The army's recapture of the General Command building is its biggest victory in the capital since reclaiming Omdurman, Khartoum's twin city on the Nile's west bank, nearly a year ago.

In a statement on Friday, the army said it had merged troops stationed in Khartoum North (Bahri) and Omdurman with forces at the headquarters.

Since war with the paramilitary Rapid Support Forces (RSF) began, RSF had encircled both the Signal Corps in Khartoum North and the General Command of the Armed Forces just south across the Blue Nile river.

On Friday it said it had broken the siege on Signal Corps, and later said it had also retaken its headquarters.

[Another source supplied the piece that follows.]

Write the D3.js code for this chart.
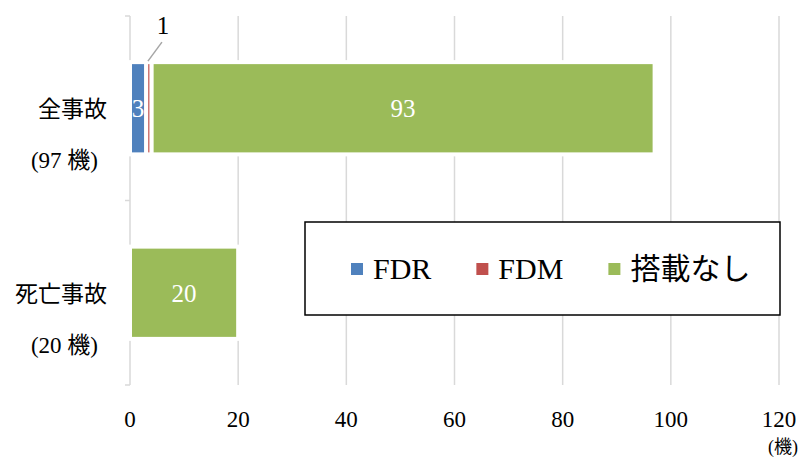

Since the early days of the war, when the RSF quickly spread through the streets of Khartoum, the military had to supply its forces inside the headquarters via airdrops.

Burhan was himself trapped inside for four months, before emerging in August 2023 and fleeing to the coastal city of Port Sudan.

The recapture of the headquarters follows other gains for the army.

Two weeks ago, troops regained control of Wad Madani, just south of Khartoum, securing a key crossroads between the capital and surrounding states.

The war in Sudan has unleased a humanitarian disaster of epic proportions.

Tens of thousands of people have been killed and, according to the United Nations, more than 12 million uprooted.

Famine has been declared in parts of Sudan but the risk is spreading for millions more people, a UN-backed assessment said last month.

Late last year, then United States Secretary of State Antony Blinken said people are forced to eat grass and peanut shells to survive in parts of the country.